The investigation, which will report by the end of October, will consider the key factors affecting bills, including energy and carbon pricing, efficiency measures and regulation.
Prof Helm said: "My review will be independent and sort out the facts from the myths about the cost of energy, and make recommendations about how to more effectively achieve the overall objectives."
Officials insisted the government is already taking action to cut bills and has asked energy regulator Ofgem to come forward with proposals to extend the price protection in place for some vulnerable consumers to more people on the poorest value tariffs.
But critics said the measures fall short of the cap on price rises for 17 million households promised by Mrs May before the election.
Business and Energy Secretary Greg Clark said: "The review will consider how we can take advantage of changes to our power system and new technologies to ensure clean, secure and affordable supplies over the coming decades.

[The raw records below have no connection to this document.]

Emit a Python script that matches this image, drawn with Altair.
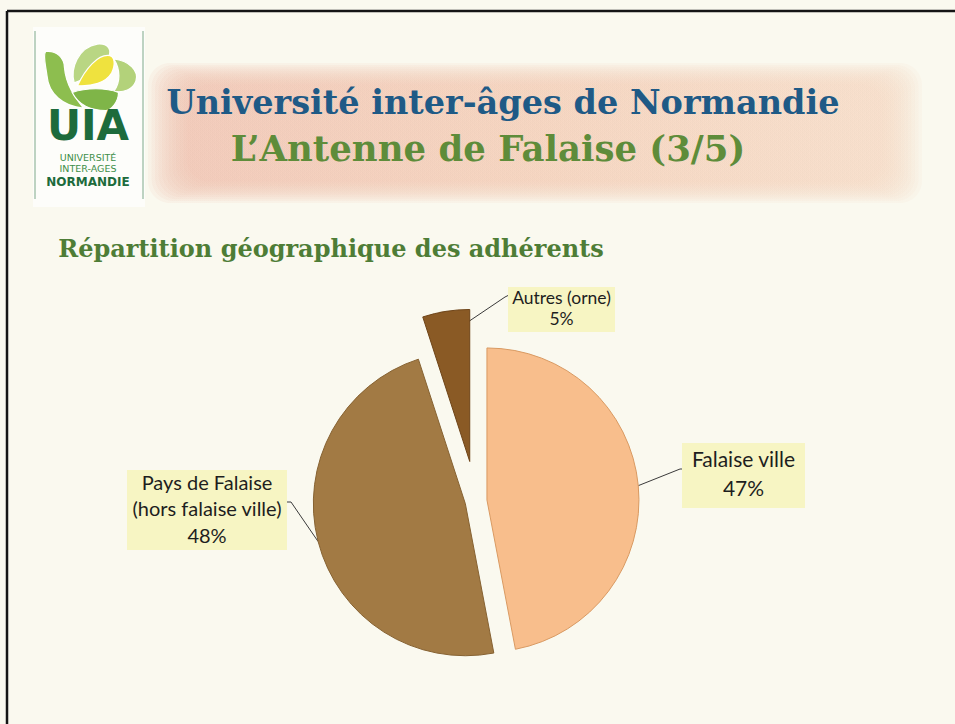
import math
import altair as alt
import pandas as pd

# ---------------- data ----------------
categories = ["Falaise ville", "Pays de Falaise (hors falaise ville)", "Autres (orne)"]
shares = [47, 48, 5]
label_names = [["Falaise ville"], ["Pays de Falaise", "(hors falaise ville)"], ["Autres (orne)"]]

title_line1 = "Université inter-âges de Normandie"
title_line2 = "L\u2019Antenne de Falaise (3/5)"
chart_title = "Répartition géographique des adhérents"
logo_big = "UIA"
logo_small = ["UNIVERSITÉ", "INTER-AGES", "NORMANDIE"]

# ---------------- style / layout ----------------
W, H = 955, 724
BG = "#FAF9EF"
slice_colors = ["#F8BE8C", "#A27A44", "#8A5A25"]
slice_strokes = ["#D99A62", "#866232", "#6E4418"]
pie_cx, pie_cy, pie_r = 476, 501, 152
explode = [11, 11, 40]
leader_attach = [(0.5, 1.0), (0.5, 1.0), (0.97, 0.92)]  # (fraction of slice angle, fraction of radius)
label_boxes = [(682, 805, 443, 508), (127, 287, 470, 550), (508, 615, 287, 332)]
label_font = [21, 20, 17.5]
label_lh = [28.5, 26.5, 21.5]
leader_mid = [[(680, 469), (683, 469)], [(291, 502), (284, 502)], [(505, 297), (509, 295)]]

# ---------------- pie geometry from the data ----------------
total = sum(shares)
rows, lead_rows, lab_rows = [], [], []
acc = 0.0
for i, (cat, v) in enumerate(zip(categories, shares)):
    t0 = acc / total * 2 * math.pi
    acc += v
    t1 = acc / total * 2 * math.pi
    mid = (t0 + t1) / 2
    cx = pie_cx + explode[i] * math.sin(mid)
    cy = pie_cy - explode[i] * math.cos(mid)
    rows.append(dict(cat=cat, t0=t0, t1=t1, cx=cx, cy=cy))
    fa, fr = leader_attach[i]
    a = t0 + fa * (t1 - t0)
    sx = cx + fr * pie_r * math.sin(a)
    sy = cy - fr * pie_r * math.cos(a)
    pts = [(sx, sy)] + leader_mid[i]
    for k, (px, py) in enumerate(pts):
        lead_rows.append(dict(cat=cat, k=k, px=px, py=py))
    x0, x1, y0, y1 = label_boxes[i]
    lines = label_names[i] + [f"{v}%"]
    # first line position so the block of lines is centred in its box
    lab_rows.append(dict(cat=cat, x0=x0, x1=x1, y0=y0, y1=y1,
                         tx=(x0 + x1) / 2,
                         ty=(y0 + y1) / 2 - (len(lines) - 1) * label_lh[i] / 2,
                         txt="\n".join(lines)))
pie_df = pd.DataFrame(rows)
lead_df = pd.DataFrame(lead_rows)
lab_df = pd.DataFrame(lab_rows)

cscale = alt.Scale(domain=categories, range=slice_colors)
sscale = alt.Scale(domain=categories, range=slice_strokes)

pie = alt.Chart(pie_df).mark_arc(radius=pie_r, strokeWidth=1).encode(
    x=alt.X("cx:Q", scale=None, axis=None),
    y=alt.Y("cy:Q", scale=None, axis=None),
    theta=alt.Theta("t0:Q", scale=None),
    theta2="t1:Q",
    color=alt.Color("cat:N", scale=cscale, legend=None),
    stroke=alt.Stroke("cat:N", scale=sscale, legend=None),
)

leaders = alt.Chart(lead_df).mark_line(color="#3A3A3A", strokeWidth=1).encode(
    x=alt.X("px:Q", scale=None, axis=None),
    y=alt.Y("py:Q", scale=None, axis=None),
    detail="cat:N",
    order="k:Q",
)

boxes = alt.Chart(lab_df).mark_rect(color="#F7F5C3").encode(
    x=alt.X("x0:Q", scale=None, axis=None), x2="x1:Q",
    y=alt.Y("y0:Q", scale=None, axis=None), y2="y1:Q",
)

label_layers = []
for i, cat in enumerate(categories):
    label_layers.append(
        alt.Chart(lab_df[lab_df.cat == cat]).mark_text(
            font="Lato", fontSize=label_font[i], color="#1E1E1E",
            lineBreak="\n", lineHeight=label_lh[i], align="center", baseline="middle",
        ).encode(
            x=alt.X("tx:Q", scale=None, axis=None),
            y=alt.Y("ty:Q", scale=None, axis=None),
            text="txt:N",
        )
    )

# ---------------- decoration: frame, banner, logo ----------------
frame_df = pd.DataFrame([
    dict(x=7, x2=W, y=11, y2=11),
    dict(x=7, x2=7, y=11, y2=H),
])
frame = alt.Chart(frame_df).mark_rule(color="#151515", strokeWidth=2.5).encode(
    x=alt.X("x:Q", scale=None, axis=None), x2="x2:Q",
    y=alt.Y("y:Q", scale=None, axis=None), y2="y2:Q",
)

ins = [d * 3.5 for d in range(12)]
banner_df = pd.DataFrame(dict(x=[148 + d for d in ins], x2=[922 - d for d in ins],
                              y=[63 + d * 0.55 for d in ins], y2=[203 - d * 0.55 for d in ins]))
banner = alt.Chart(banner_df).mark_rect(
    cornerRadius=22, opacity=0.13,
    color=alt.LinearGradient(gradient="linear", x1=0, y1=0, x2=1, y2=0,
                             stops=[alt.GradientStop(color="#EEC0AE", offset=0),
                                    alt.GradientStop(color="#F1CCB6", offset=0.5),
                                    alt.GradientStop(color="#F3D9C4", offset=1)]),
).encode(
    x=alt.X("x:Q", scale=None, axis=None), x2="x2:Q",
    y=alt.Y("y:Q", scale=None, axis=None), y2="y2:Q",
)

logo_box = alt.Chart(pd.DataFrame(dict(x=[33], x2=[145], y=[27], y2=[207]))).mark_rect(color="#FDFDFA").encode(
    x=alt.X("x:Q", scale=None, axis=None), x2="x2:Q",
    y=alt.Y("y:Q", scale=None, axis=None), y2="y2:Q",
)
logo_lines = alt.Chart(pd.DataFrame(dict(x=[35, 143], y=[31, 31], y2=[199, 199]))).mark_rule(
    color="#7FA98A", strokeWidth=1).encode(
    x=alt.X("x:Q", scale=None, axis=None),
    y=alt.Y("y:Q", scale=None, axis=None), y2="y2:Q",
)

leaf_paths = [
    ("M -0.6 -0.95 C -0.2 -1.0 0.05 -0.7 0.05 -0.4 C 0.1 0.2 0.4 0.6 0.7 1.0 C 0.0 0.95 -0.5 0.5 -0.55 -0.1 C -0.6 -0.5 -0.7 -0.8 -0.6 -0.95 Z", 63, 79, 3364, "#8DBE4F"),
    ("M -0.8 0.9 C -1 0.2 -0.6 -0.8 0.3 -0.95 C 0.9 -1 1 -0.6 0.8 -0.3 C 0.5 0.2 0 0.6 -0.8 0.9 Z", 91, 64, 1764, "#B9D683"),
    ("M -0.6 -1 C 0.3 -0.9 0.9 -0.3 0.7 0.3 C 0.5 0.8 0 1 -0.6 0.9 C -0.2 0.4 -0.2 -0.4 -0.6 -1 Z", 124, 76, 1156, "#B3D27A"),
    ("M -0.95 -0.3 C -0.4 -0.5 0.4 -0.5 0.9 -0.3 C 0.9 0.1 0.6 0.4 0.4 0.42 C -0.2 0.42 -0.7 0.2 -0.95 -0.3 Z", 96, 100, 2500, "#7FB548"),
    ("M -0.95 0.75 C -0.5 -0.2 0.1 -0.8 0.6 -0.8 C 1.0 -0.8 1.0 -0.3 0.8 0.1 C 0.5 0.6 -0.2 0.8 -0.95 0.75 Z", 96, 71, 1521, "#EFE23E"),
]
leaf_layers = []
for path, lx, ly, sz, col in leaf_paths:
    leaf_layers.append(
        alt.Chart(pd.DataFrame(dict(x=[lx], y=[ly]))).mark_point(
            shape=path, size=sz, filled=True, color=col, opacity=1,
            stroke="#FFFFFF", strokeWidth=1.2,
        ).encode(x=alt.X("x:Q", scale=None, axis=None), y=alt.Y("y:Q", scale=None, axis=None))
    )


def text_layer(txt, x, y, size, color, font="DejaVu Serif", weight="bold", baseline="alphabetic"):
    return alt.Chart(pd.DataFrame(dict(t=[txt], x=[x], y=[y]))).mark_text(
        font=font, fontSize=size, fontWeight=weight, color=color,
        align="center", baseline=baseline,
    ).encode(x=alt.X("x:Q", scale=None, axis=None), y=alt.Y("y:Q", scale=None, axis=None), text="t:N")


texts = [
    text_layer(title_line1, 503, 114, 33.5, "#1F5A86"),
    text_layer(title_line2, 488, 161, 35.5, "#5E8C3A"),
    text_layer(chart_title, 331, 257, 24, "#4E7D36"),
    text_layer(logo_big, 88, 140, 42, "#1D6B3C", font="DejaVu Sans"),
    text_layer(logo_small[0], 88, 161, 9.5, "#3E8E48", font="DejaVu Sans", weight="normal"),
    text_layer(logo_small[1], 88, 172, 9.5, "#3E8E48", font="DejaVu Sans", weight="normal"),
    text_layer(logo_small[2], 88, 186, 12, "#1D6B3C", font="DejaVu Sans"),
]

chart = alt.layer(
    banner, logo_box, logo_lines, *leaf_layers, frame, *texts,
    leaders, pie, boxes, *label_layers,
).properties(
    width=W, height=H, padding=0, autosize="none", background=BG,
).configure_view(stroke=None)

chart.save("out.html", embed_options={"renderer": "svg", "actions": False})
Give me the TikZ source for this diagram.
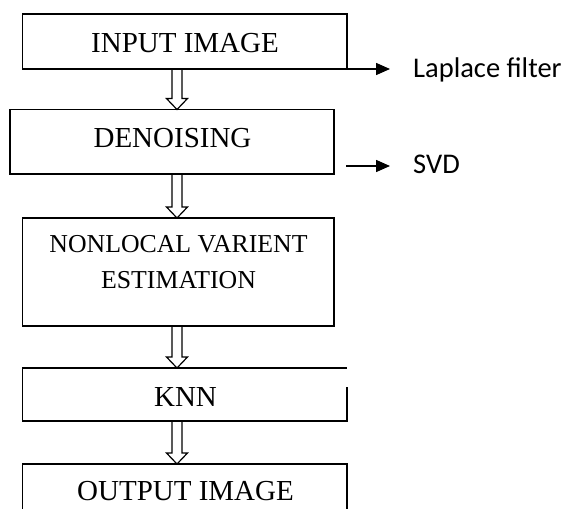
\documentclass[tikz,border=0pt]{standalone}
\usepackage{fontspec}
\setmainfont{Liberation Serif}
\newfontfamily\sidefont{Carlito}
\usetikzlibrary{arrows.meta,calc}

\tikzset{
  box/.style={draw, line width=1.5pt, inner sep=0pt, outer sep=0pt},
  boxtext/.style={inner sep=0pt, anchor=base, font=\fontsize{29}{35}\selectfont},
  sidetext/.style={inner sep=0pt, anchor=base west, font=\sidefont\fontsize{28.5}{34}\selectfont},
  hollow/.style={draw, line width=1.2pt, line join=miter},
  sidearrow/.style={line width=1.5pt, -{Triangle[length=14pt,width=12pt]}, shorten >=23pt}
}

% hollow block arrow from the top point #1 down to the tip #2
\newcommand\hollowarrow[2]{%
  \draw[hollow] let \p1=(#1), \p2=(#2) in
    (\x1-5pt,\y1) -- (\x1-5pt,\y2+11pt) -- (\x1-10.5pt,\y2+11pt) -- (\x1,\y2)
    -- (\x1+10.5pt,\y2+11pt) -- (\x1+5pt,\y2+11pt) -- (\x1+5pt,\y1);}

\begin{document}
\begin{tikzpicture}[x=1pt, y=-1pt]
  \clip (0,0) rectangle (566,509);
  \fill[white] (0,0) rectangle (566,509);

  % process boxes
  \node[box, minimum width=324.5pt, minimum height=55pt] (b1) at (184.75,41.5) {};
  \node[box, minimum width=324pt, minimum height=64.5pt] (b2) at (172,141.75) {};
  \node[box, minimum width=311.5pt, minimum height=108pt] (b3) at (178.25,272) {};
  \node[inner sep=0pt, outer sep=0pt, minimum width=324.5pt, minimum height=53pt] (b4) at (184.75,394.5) {};
  \draw[line width=1.5pt] ([yshift=34pt]b4.south east) -- (b4.south east) -- (b4.south west)
    -- (b4.north west) -- (b4.north east);
  \node[box, minimum width=324.5pt, minimum height=72pt] (b5) at (184.75,500) {};

  % box captions
  \node[boxtext] (t1) at (185,52) {INPUT IMAGE};
  \node[boxtext] (t2) at (172.5,147) {DENOISING};
  \node[inner sep=0pt, align=center, font=\fontsize{25.8}{36}\selectfont] (t3) at (178.5,262.5)
    {NONLOCAL VARIENT\\ESTIMATION};
  \node[boxtext] (t4) at (185.5,406) {KNN};
  \node[boxtext] (t5) at (185.5,500) {OUTPUT IMAGE};

  % hollow arrows between the boxes
  \coordinate (ax) at (177,0);
  \hollowarrow{ax |- b1.south}{ax |- b2.north}
  \hollowarrow{ax |- b2.south}{ax |- b3.north}
  \hollowarrow{ax |- b3.south}{ax |- b4.north}
  \hollowarrow{ax |- b4.south}{ax |- b5.north}

  % side annotations
  \node[sidetext] (lap) at (413,77) {Laplace filter};
  \node[sidetext] (svd) at (413,173) {SVD};
  \draw[sidearrow] (b1.south east) -- (b1.south east -| lap.west);
  \coordinate (svdfrom) at (346,166);
  \draw[sidearrow] (svdfrom) -- (svdfrom -| svd.west);
\end{tikzpicture}
\end{document}
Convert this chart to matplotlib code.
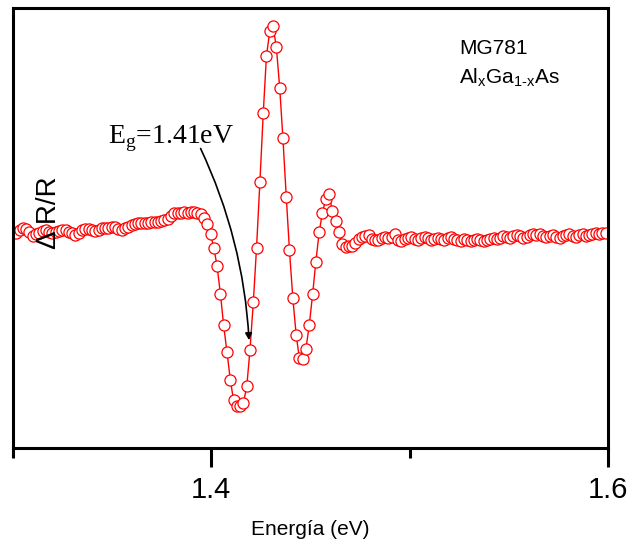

"Professor Helm will bring invaluable expertise to the review, and I look forward to seeing his recommendations."
Lawrence Slade, chief executive of trade body Energy UK, said: "We welcome greater transparency over the cost of energy as we transition to a smarter, more flexible, digital and decarbonised energy system which puts consumers and industry in greater control of their energy.
"We must ensure we deliver an industrial strategy based on a low carbon economy and where the billions of investment needed can be delivered competitively via a range of technologies at the lowest cost to consumers
"Using our energy as smartly as possible is critical so energy efficiency must be a national infrastructure priority."